In Monday’s New York Times, Jennifer Steinhauer makes the case that Senate Republicans are fed up with Donald Trump punching himself in the face:
Several Republicans have openly questioned Mr. Trump’s decision to fire the F.B.I. director, James B. Comey, and even lawmakers who supported the move have complained privately that it was poorly timed and disruptive to their work. Many were dismayed when Mr. Trump seemed to then threaten Mr. Comey not to leak negative information about him.
As they pursue their own agenda, Republican senators are drafting a health care bill with little White House input, seeking to avoid the public relations pitfalls that befell the House as it passed its own deeply unpopular version. Republicans are also pushing back on the president’s impending budget request — including, notably, a provision that would nearly eliminate funding for the national drug control office amid an opioid epidemic. And many high-ranking Republicans have said they will not support any move by Mr. Trump to withdraw from the North American Free Trade Agreement.
There’s an interesting dynamic at play here, to be sure.
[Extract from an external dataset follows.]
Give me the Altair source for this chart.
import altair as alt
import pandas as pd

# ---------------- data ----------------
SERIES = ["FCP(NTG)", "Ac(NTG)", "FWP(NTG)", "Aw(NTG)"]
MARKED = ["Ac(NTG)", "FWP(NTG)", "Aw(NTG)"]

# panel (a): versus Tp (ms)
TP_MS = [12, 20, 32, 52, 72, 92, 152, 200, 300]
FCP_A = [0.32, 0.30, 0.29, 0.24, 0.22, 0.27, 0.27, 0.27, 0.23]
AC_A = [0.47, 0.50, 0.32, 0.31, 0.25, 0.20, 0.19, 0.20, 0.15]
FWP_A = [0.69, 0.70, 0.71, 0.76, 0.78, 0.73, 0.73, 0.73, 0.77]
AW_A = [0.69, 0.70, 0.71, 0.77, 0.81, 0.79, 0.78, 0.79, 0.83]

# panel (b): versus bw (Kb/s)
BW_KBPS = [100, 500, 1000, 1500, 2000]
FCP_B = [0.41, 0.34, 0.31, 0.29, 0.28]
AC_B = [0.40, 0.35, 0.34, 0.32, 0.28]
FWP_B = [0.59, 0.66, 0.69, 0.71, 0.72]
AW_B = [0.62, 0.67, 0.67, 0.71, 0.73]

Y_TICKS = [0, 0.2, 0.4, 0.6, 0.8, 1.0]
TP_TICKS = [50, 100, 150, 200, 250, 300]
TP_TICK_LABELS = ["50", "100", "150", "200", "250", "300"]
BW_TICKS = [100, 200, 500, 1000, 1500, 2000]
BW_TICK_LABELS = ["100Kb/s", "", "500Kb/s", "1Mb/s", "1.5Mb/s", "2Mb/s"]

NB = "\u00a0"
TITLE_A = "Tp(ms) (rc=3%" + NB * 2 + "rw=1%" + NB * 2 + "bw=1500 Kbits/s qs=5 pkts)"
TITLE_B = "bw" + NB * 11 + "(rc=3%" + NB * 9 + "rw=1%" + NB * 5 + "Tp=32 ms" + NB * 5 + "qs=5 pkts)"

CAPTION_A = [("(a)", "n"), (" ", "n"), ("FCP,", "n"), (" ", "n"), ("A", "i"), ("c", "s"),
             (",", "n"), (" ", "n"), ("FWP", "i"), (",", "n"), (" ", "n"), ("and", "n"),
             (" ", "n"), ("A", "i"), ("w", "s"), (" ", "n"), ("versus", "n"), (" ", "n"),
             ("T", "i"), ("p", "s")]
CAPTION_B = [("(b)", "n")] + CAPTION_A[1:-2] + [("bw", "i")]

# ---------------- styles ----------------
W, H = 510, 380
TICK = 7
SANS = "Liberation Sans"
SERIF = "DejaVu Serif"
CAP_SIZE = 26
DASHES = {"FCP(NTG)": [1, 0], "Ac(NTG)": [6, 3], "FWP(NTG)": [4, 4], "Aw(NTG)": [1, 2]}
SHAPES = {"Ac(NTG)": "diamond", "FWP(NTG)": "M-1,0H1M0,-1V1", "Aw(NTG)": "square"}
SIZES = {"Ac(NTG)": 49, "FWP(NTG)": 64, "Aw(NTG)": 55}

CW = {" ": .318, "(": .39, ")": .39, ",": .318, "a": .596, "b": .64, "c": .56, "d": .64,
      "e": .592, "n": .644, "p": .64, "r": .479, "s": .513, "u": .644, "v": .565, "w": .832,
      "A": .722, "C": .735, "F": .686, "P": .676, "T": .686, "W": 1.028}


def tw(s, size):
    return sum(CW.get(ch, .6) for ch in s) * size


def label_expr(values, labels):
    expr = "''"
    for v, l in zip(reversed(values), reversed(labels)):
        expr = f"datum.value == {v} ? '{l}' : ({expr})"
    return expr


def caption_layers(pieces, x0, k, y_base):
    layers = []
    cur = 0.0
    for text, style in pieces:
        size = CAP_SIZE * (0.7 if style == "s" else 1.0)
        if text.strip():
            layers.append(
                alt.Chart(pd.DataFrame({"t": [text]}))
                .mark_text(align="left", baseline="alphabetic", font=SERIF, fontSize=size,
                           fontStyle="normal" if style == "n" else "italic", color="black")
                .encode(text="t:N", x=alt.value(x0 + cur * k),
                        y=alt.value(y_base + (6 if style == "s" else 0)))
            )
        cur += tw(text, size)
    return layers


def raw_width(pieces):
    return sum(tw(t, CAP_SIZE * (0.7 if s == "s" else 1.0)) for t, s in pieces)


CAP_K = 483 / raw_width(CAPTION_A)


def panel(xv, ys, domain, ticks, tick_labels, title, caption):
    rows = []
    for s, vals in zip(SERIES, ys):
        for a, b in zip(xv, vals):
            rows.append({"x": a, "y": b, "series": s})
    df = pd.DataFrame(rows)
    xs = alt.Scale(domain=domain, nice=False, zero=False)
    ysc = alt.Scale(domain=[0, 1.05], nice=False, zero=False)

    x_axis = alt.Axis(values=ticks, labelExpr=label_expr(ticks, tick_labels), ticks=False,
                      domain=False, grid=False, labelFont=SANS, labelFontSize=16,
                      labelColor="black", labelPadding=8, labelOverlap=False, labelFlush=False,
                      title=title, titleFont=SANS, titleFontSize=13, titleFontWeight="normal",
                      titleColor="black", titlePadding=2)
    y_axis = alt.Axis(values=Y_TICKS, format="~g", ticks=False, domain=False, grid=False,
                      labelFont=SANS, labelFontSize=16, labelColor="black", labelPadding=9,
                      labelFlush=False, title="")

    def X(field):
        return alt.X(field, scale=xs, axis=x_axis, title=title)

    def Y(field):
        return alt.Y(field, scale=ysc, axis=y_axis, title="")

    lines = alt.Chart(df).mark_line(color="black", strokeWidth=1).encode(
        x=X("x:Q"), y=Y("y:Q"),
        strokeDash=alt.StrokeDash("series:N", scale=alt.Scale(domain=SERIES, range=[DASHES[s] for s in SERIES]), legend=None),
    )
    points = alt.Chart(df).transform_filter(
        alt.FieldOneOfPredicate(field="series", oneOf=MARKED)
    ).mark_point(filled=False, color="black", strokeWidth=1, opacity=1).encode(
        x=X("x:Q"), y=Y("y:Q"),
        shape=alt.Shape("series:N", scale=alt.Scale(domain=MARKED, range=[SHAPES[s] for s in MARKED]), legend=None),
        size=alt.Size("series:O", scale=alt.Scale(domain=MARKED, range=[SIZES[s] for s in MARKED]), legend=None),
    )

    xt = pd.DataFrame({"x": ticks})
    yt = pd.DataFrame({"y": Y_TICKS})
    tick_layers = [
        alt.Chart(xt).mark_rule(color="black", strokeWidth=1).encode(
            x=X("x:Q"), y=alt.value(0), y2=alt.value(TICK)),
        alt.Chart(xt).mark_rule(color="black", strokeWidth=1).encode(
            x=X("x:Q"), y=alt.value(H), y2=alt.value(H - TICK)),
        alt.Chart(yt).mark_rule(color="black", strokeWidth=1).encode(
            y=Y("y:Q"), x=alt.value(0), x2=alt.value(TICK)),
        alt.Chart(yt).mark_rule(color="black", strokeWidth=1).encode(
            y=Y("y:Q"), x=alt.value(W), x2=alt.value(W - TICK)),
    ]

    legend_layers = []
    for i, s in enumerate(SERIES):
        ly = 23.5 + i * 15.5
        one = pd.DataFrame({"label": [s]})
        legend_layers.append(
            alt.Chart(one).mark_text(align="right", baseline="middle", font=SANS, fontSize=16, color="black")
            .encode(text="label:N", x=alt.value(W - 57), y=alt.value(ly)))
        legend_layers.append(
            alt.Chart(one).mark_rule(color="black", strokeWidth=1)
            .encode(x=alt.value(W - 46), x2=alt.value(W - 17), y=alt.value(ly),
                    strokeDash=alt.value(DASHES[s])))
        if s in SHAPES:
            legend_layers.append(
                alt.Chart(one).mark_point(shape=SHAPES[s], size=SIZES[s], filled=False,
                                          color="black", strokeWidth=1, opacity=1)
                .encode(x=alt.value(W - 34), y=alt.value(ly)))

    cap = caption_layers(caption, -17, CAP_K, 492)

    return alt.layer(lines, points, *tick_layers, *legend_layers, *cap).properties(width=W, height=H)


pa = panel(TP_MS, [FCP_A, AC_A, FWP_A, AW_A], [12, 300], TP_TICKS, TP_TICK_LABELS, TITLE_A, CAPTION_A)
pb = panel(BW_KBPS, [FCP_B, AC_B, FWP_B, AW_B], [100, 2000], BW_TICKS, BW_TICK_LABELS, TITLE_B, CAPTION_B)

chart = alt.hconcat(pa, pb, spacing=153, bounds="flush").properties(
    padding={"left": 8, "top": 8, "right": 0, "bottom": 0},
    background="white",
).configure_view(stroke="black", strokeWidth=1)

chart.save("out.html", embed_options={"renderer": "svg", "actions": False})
One of the consequences of Trump’s semi-hostile takeover of the Republican Party is that, for all of his talk of leading a great political movement, there are few people in Congress (especially in the Senate) who are dependent on him, or who could be characterized as “Trump Republicans.” Despite being president, Trump has done little to make the case that he’s leading the party, and has struggled to whip Republicans in Congress when necessary. He may have presented the House’s passage of the AHCA as a historic victory (which it wasn’t) but that remains an outlier. Senate Republicans greeted its passage by rolling their eyes.
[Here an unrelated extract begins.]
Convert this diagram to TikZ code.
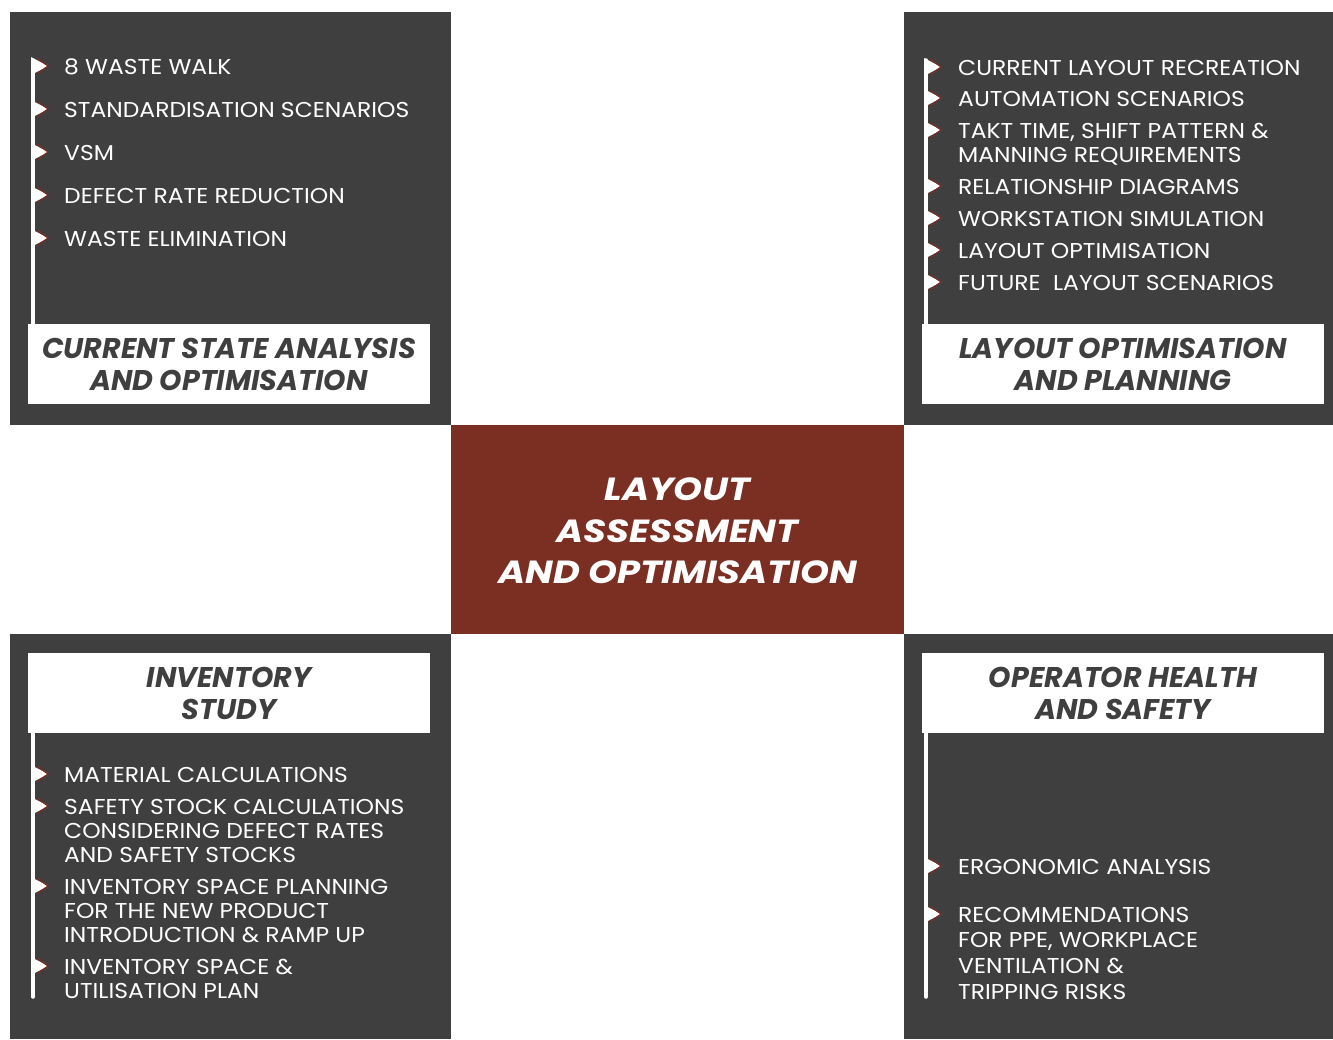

And yet, Senate Republicans have hardly broken ranks with the president, even if some were sort of critical of the Comey firing. Instead they’ve retreated back into a familiar position—the same crouch they went into after the Access Hollywood tape dropped. They basically are trying to ignore Trump’s most explosive actions, and avoid taking any fallout, without doing anything remotely constructive. They’re still voting for Trump’s agenda, with some exceptions, because cutting taxes for the rich and ending regulations that help keep air and water clear is a priority they both share. They’re still holding up the Russia investigation—running interference during hearings by focusing on unmasking and leaking and largely ignoring calls for a special prosecutor. Senate Republicans have done little to slow Trump or his agenda, even if they’re uneasy with the fact that he is clearly unstable. If the tepid response to James Comey’s firing is what Senate Republicans “breaking away” from Donald Trump looks like, then we’re screwed.